Source code of charts:

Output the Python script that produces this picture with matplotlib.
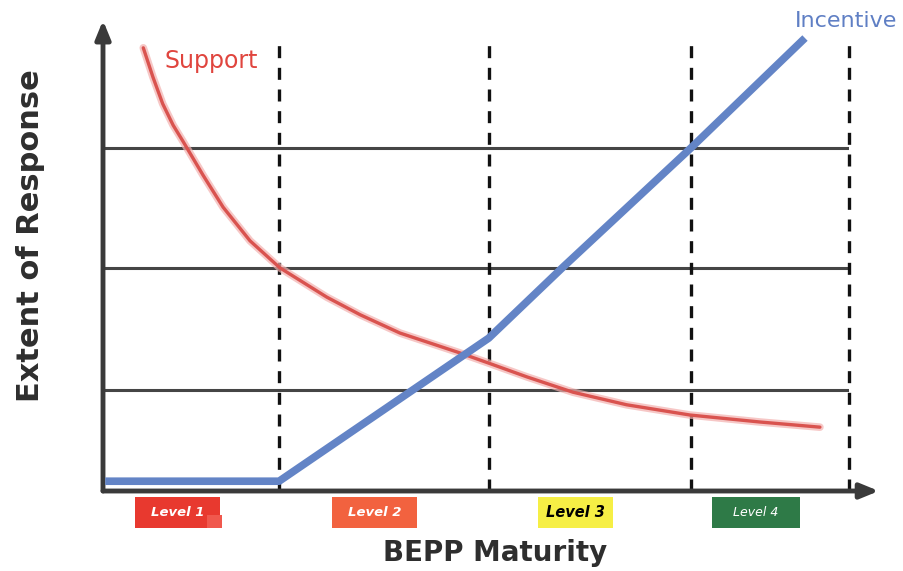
import matplotlib
matplotlib.use("Agg")
import matplotlib.pyplot as plt
from matplotlib.patches import Rectangle

# ---- data (arbitrary "maturity" and "response" units, 0-100) ----
level_labels = ["Level 1", "Level 2", "Level 3", "Level 4"]
level_bounds = [23.6, 51.7, 78.8, 100.0]          # dashed vertical lines
grid_levels = [21.7, 47.9, 73.6]                  # horizontal gridlines

support_x = [5.4, 6.7, 8.0, 9.4, 10.7, 13.4, 16.1, 19.7, 23.7, 30.0, 34.5,
             39.8, 47.9, 51.6, 56.8, 63.0, 70.2, 78.7, 88.1, 96.1]
support_y = [95.1, 88.8, 83.1, 78.5, 75.1, 67.8, 60.9, 53.7, 47.9, 41.6, 37.8,
             33.9, 29.6, 27.5, 24.5, 21.2, 18.5, 16.3, 14.8, 13.7]

incentive_x = [0.3, 23.6, 51.7, 61.7, 78.8, 94.1]
incentive_y = [2.1, 2.1, 32.8, 48.1, 73.6, 97.2]

# ---- layout / styling ----
box_left = [4.3, 30.7, 58.3, 81.6]
box_right = [15.7, 42.1, 68.4, 93.4]
box_colors = ["#e8392f", "#f2623f", "#f6ef45", "#2e7a47"]
box_text_colors = ["white", "white", "black", "white"]
box_text_size = [9.5, 9.5, 10.5, 9]
box_text_weight = ["bold", "bold", "bold", "normal"]

W, H = 904, 571
fig = plt.figure(figsize=(W / 100, H / 100), dpi=100)
fig.patch.set_facecolor("white")

left_px, right_px, bottom_px, top_px = 103, 849, 491, 25
ax = fig.add_axes([left_px / W, (H - bottom_px) / H,
                   (right_px - left_px) / W, (bottom_px - top_px) / H])
ax.set_xlim(0, 100)
ax.set_ylim(0, 100)
ax.axis("off")

axis_col = "#3a3a3a"

# horizontal gridlines
ax.hlines(grid_levels, 0, 100, colors="#454545", linewidth=2.2, zorder=1)

# dashed verticals
for xb in level_bounds:
    ax.vlines(xb, 0, 97.5, colors="#111111", linewidth=2.4,
              linestyles=(0, (3.6, 2.9)), zorder=1, clip_on=False)

# curves
ax.plot(support_x, support_y, color="#f3b0ae", linewidth=5.5, alpha=0.7,
        solid_capstyle="round", zorder=2)
ax.plot(support_x, support_y, color="#d9534f", linewidth=2.4,
        solid_capstyle="round", zorder=3)
ax.plot(incentive_x, incentive_y, color="#6384c6", linewidth=5.5,
        solid_capstyle="butt", zorder=4, clip_on=False)

# axes with arrows
ax.annotate("", xy=(104.0, 0), xytext=(0, 0), xycoords="data",
            annotation_clip=False,
            arrowprops=dict(arrowstyle="-|>,head_length=1.1,head_width=0.45",
                            color=axis_col, lw=3.5, shrinkA=0, shrinkB=0))
ax.annotate("", xy=(0, 101.0), xytext=(0, 0), xycoords="data",
            annotation_clip=False,
            arrowprops=dict(arrowstyle="-|>,head_length=1.1,head_width=0.45",
                            color=axis_col, lw=3.5, shrinkA=0, shrinkB=0))

# series labels
ax.text(8.3, 92.3, "Support", color="#e0453e", fontsize=17, ha="left",
        va="center", family="DejaVu Sans")
ax.text(92.7, 100.8, "Incentive", color="#5f7fc4", fontsize=16, ha="left",
        va="center", family="DejaVu Sans", clip_on=False)

# level boxes
box_y0, box_y1 = -8.0, -1.3
for lab, x0, x1, fc, tc, fs, fw in zip(level_labels, box_left, box_right,
                                        box_colors, box_text_colors,
                                        box_text_size, box_text_weight):
    ax.add_patch(Rectangle((x0, box_y0), x1 - x0, box_y1 - box_y0,
                           facecolor=fc, edgecolor="none", clip_on=False))
    ax.text((x0 + x1) / 2, (box_y0 + box_y1) / 2, lab, ha="center",
            va="center", fontsize=fs, style="italic", weight=fw, color=tc,
            clip_on=False)
# small red tab on the Level 1 box (as in the original image)
ax.add_patch(Rectangle((14.0, box_y0), 1.9, 2.9, facecolor="#f0584d",
                       edgecolor="none", clip_on=False))

# axis titles
fig.text(495 / W, 1 - 553 / H, "BEPP Maturity", ha="center", va="center",
         fontsize=20, weight="bold", color="#2e2e2e", family="DejaVu Sans")
fig.text(31 / W, 1 - 236 / H, "Extent of Response", ha="center", va="center",
         rotation=90, fontsize=22, weight="bold", color="#2e2e2e",
         family="DejaVu Sans")

fig.savefig("out.png", dpi=100, facecolor="white")
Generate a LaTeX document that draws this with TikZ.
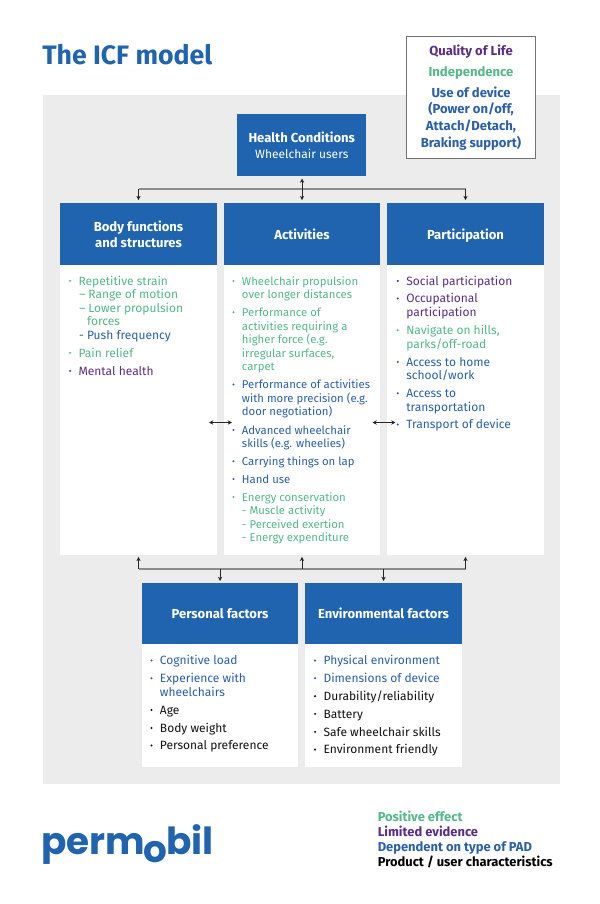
\documentclass[tikz,border=0pt]{standalone}
\usepackage{fontspec}
\setmainfont{Fira Sans}
\newfontfamily\logofont{Poppins}
\usetikzlibrary{arrows.meta}
\definecolor{hdr}{HTML}{2063AF}
\definecolor{panelbg}{HTML}{ECECEC}
\definecolor{cgreen}{HTML}{55B888}
\definecolor{cpurple}{HTML}{5B2D86}
\definecolor{cblue}{HTML}{2B5FA8}
\definecolor{cblack}{HTML}{111111}
\newcommand{\itemfont}{\fontsize{9}{10.2}\selectfont\lineskiplimit=-100pt\relax}
\newcommand{\tightfont}{\fontsize{8.5}{10.2}\selectfont\lineskiplimit=-100pt\relax}
\newcommand{\hdrfont}{\fontsize{9.8}{11.5}\selectfont\bfseries\lineskiplimit=-100pt\relax}
\newcommand{\keyfont}{\fontsize{9.8}{12.6}\selectfont\bfseries\lineskiplimit=-100pt\relax}
\tikzset{
  header/.style={fill=hdr,text=white,font=\hdrfont,align=center,inner sep=0pt,anchor=north west},
  panelbox/.style={fill=white,inner sep=0pt,anchor=north west},
  itemtext/.style={font=\itemfont,align=left,inner sep=0pt,anchor=north west},
  legendtext/.style={font=\fontsize{9.7}{11}\selectfont\bfseries,inner sep=0pt,anchor=west,text height=7pt,text depth=2pt},
  keytext/.style={font=\keyfont,inner sep=0pt,align=center},
  logotext/.style={font=\logofont\bfseries\fontsize{28}{28}\selectfont,text=hdr,inner sep=0pt,anchor=base west},
  bar/.style={draw=black!45,line width=0.9pt},
  arrow/.style={draw=black!85,line width=0.5pt,-{Stealth[length=3.2pt,width=3.2pt]}},
  biarrow/.style={draw=black!85,line width=0.5pt,{Stealth[length=3.2pt,width=3.2pt]}-{Stealth[length=3.2pt,width=3.2pt]}}
}
% \itm{name}{colour}{text x}{first line centre y}{text}
\newcommand{\itm}[5]{%
  \fill[#2] (#3-8.2,#4+0.2) circle (1.15);
  \node[itemtext,text=#2] (#1) at (#3,#4+4.2-9.5) {\strut #5};}
\newcommand{\itmt}[5]{%
  \fill[#2] (#3-8.2,#4+0.2) circle (1.15);
  \node[itemtext,font=\tightfont,text=#2] (#1) at (#3,#4+4.2-9.5) {\strut #5};}
\newcommand{\sub}[5]{%
  \node[itemtext,text=#2] (#1) at (#3,#4+4.2-9.5) {\strut #5};}
\begin{document}
\begin{tikzpicture}[x=0.75pt,y=-0.75pt]
\useasboundingbox (0,0) rectangle (600,904);
\fill[white] (0,0) rectangle (600,904);
\fill[panelbg] (43,95) rectangle (560,784);

\node[anchor=west,inner sep=0pt,text=hdr,font=\fontsize{20}{22}\selectfont\bfseries] (title) at (42,55) {The ICF model};

% key box
\node[draw=black!55,fill=white,line width=0.6pt,minimum width=129*0.75pt,minimum height=122*0.75pt,inner sep=0pt,anchor=north west] (key) at (406.2,35.5) {};
\node[keytext,text=cpurple] (k1) at (471,51.5) {Quality of Life};
\node[keytext,text=cgreen] (k2) at (471,72.5) {Independence};
\node[keytext,text=cblue] (k3) at (471,118.5) {Use of device\\(Power on/off,\\Attach/Detach,\\Braking support)};

% headers
\node[header,minimum width=129*0.75pt,minimum height=62*0.75pt] (health) at (237,114) {Health Conditions\\\fontsize{9}{11.5}\selectfont\mdseries Wheelchair users};
\node[panelbox,minimum width=156.5*0.75pt,minimum height=290*0.75pt] (bfbody) at (60,265) {};
\node[panelbox,minimum width=156.5*0.75pt,minimum height=290*0.75pt] (acbody) at (223.5,265) {};
\node[panelbox,minimum width=156.5*0.75pt,minimum height=290*0.75pt] (pabody) at (387,265) {};
\node[header,minimum width=156.5*0.75pt,minimum height=62*0.75pt] (bf) at (60,203) {Body functions\\and structures};
\node[header,minimum width=156.5*0.75pt,minimum height=62*0.75pt] (ac) at (223.5,203) {Activities};
\node[header,minimum width=156.5*0.75pt,minimum height=62*0.75pt,text depth=0pt] (pa) at (387,203) {Participation};
\node[panelbox,minimum width=156.5*0.75pt,minimum height=123*0.75pt] (pfbody) at (141.5,644) {};
\node[panelbox,minimum width=156.5*0.75pt,minimum height=123*0.75pt] (efbody) at (305,644) {};
\node[header,minimum width=156.5*0.75pt,minimum height=61*0.75pt] (pf) at (141.5,583) {Personal factors};
\node[header,minimum width=156.5*0.75pt,minimum height=61*0.75pt] (ef) at (305,583) {Environmental factors};

% top connectors
\coordinate (topbar) at (301.7,189);
\draw[bar] (bf.north |- topbar) -- (pa.north |- topbar);
\draw[arrow,shorten >=2.2pt] (bf.north |- topbar) -- (bf.north);
\draw[arrow,shorten >=2.2pt] (pa.north |- topbar) -- (pa.north);
\draw[biarrow,shorten >=2.2pt,shorten <=1.5pt] (health.south -| ac.north) -- (ac.north);

% bottom connectors
\coordinate (botbar) at (301.7,569);
\draw[bar] (bfbody.south |- botbar) -- (pabody.south |- botbar);
\draw[arrow,shorten >=1pt] (bfbody.south |- botbar) -- (bfbody.south);
\draw[arrow,shorten >=1pt] (acbody.south |- botbar) -- (acbody.south);
\draw[arrow,shorten >=1pt] (pabody.south |- botbar) -- (pabody.south);
\draw[arrow,shorten >=1.5pt] (pf.north |- botbar) -- (pf.north);
\draw[arrow,shorten >=1.5pt] (ef.north |- botbar) -- (ef.north);

% side connectors
\coordinate (sa) at (209,422.5);
\coordinate (sb) at (232,422.5);
\coordinate (sc) at (372.5,422.5);
\coordinate (sd) at (395.5,422.5);
\draw[biarrow] (sa) -- (sb);
\draw[biarrow] (sc) -- (sd);

% body functions
\itm{b1}{cgreen}{78.3}{280.7}{Repetitive strain}
\sub{b2}{cgreen}{79}{294.3}{–\hspace{2.2pt}Range of motion}
\sub{b3}{cgreen}{79}{307.7}{–\hspace{2.2pt}Lower propulsion\\\hspace{5.9pt}forces}
\sub{b4}{cblue}{78.8}{335}{- Push frequency}
\itm{b5}{cgreen}{78.3}{352.7}{Pain relief}
\itm{b6}{cpurple}{78.3}{370.7}{Mental health}

% activities
\itmt{a1}{cgreen}{241.7}{280.7}{Wheelchair propulsion\\over longer distances}
\itmt{a2}{cgreen}{241.7}{312}{Performance of\\activities requiring a\\higher force (e.g.\\irregular surfaces,\\carpet}
\itmt{a3}{cblue}{241.7}{384.3}{Performance of activities\\with more precision (e.g.\\door negotiation)}
\itmt{a4}{cblue}{241.7}{429.7}{Advanced wheelchair\\skills (e.g. wheelies)}
\itmt{a5}{cblue}{241.7}{461}{Carrying things on lap}
\itmt{a6}{cblue}{241.7}{478.7}{Hand use}
\itmt{a7}{cgreen}{241.7}{496.7}{Energy conservation\\- Muscle activity\\- Perceived exertion\\- Energy expenditure}

% participation
\itm{p1}{cpurple}{406}{280.7}{Social participation}
\itm{p2}{cpurple}{406}{298.3}{Occupational\\participation}
\itm{p3}{cgreen}{406}{330}{Navigate on hills,\\parks/off-road}
\itm{p4}{cblue}{406}{361.7}{Access to home\\school/work}
\itm{p5}{cblue}{406}{393}{Access to\\transportation}
\itm{p6}{cblue}{406}{424.3}{Transport of device}

% personal factors
\itm{f1}{cblue}{159.7}{660.3}{Cognitive load}
\itm{f2}{cblue}{159.7}{678}{Experience with\\wheelchairs}
\itm{f3}{cblack}{159.7}{709.7}{Age}
\itm{f4}{cblack}{159.7}{727.7}{Body weight}
\itm{f5}{cblack}{159.7}{745.3}{Personal preference}

% environmental factors
\itm{e1}{cblue}{323.3}{660.3}{Physical environment}
\itm{e2}{cblue}{323.3}{678}{Dimensions of device}
\itm{e3}{cblack}{323.3}{696}{Durability/reliability}
\itm{e4}{cblack}{323.3}{713.7}{Battery}
\itm{e5}{cblack}{323.3}{731.7}{Safe wheelchair skills}
\itm{e6}{cblack}{323.3}{749.3}{Environment friendly}

% logo
\node[logotext] (l1) at (41,854) {perm};
\node[logotext] (l2) at (143,862) {o};
\node[logotext] (l3) at (166,854) {bil};

% legend
\node[legendtext,text=cgreen] (g1) at (377.5,818.3) {Positive effect};
\node[legendtext,text=cpurple] (g2) at (377.5,833.3) {Limited evidence};
\node[legendtext,text=cblue] (g3) at (377.5,848.3) {Dependent on type of PAD};
\node[legendtext,text=black] (g4) at (377.5,863.3) {Product / user characteristics};
\end{tikzpicture}
\end{document}
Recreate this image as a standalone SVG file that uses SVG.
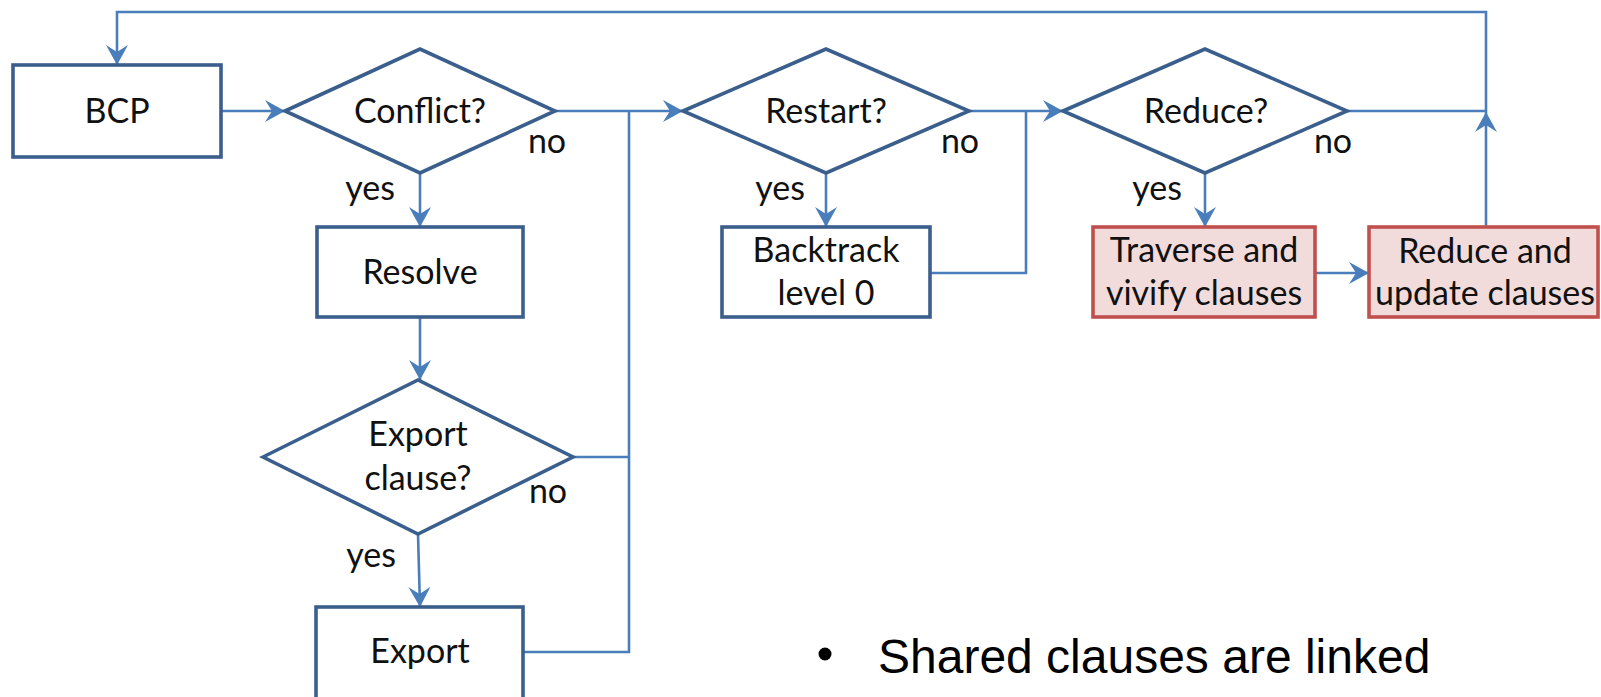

» SET EXERCISE
Read the entries and select each line where the word "that" is found.

» TASK OUTPUT
Output the Python script that produces this picture with matplotlib.
Generate a LaTeX document that draws this with TikZ.
Recreate this image as a standalone SVG file that uses SVG.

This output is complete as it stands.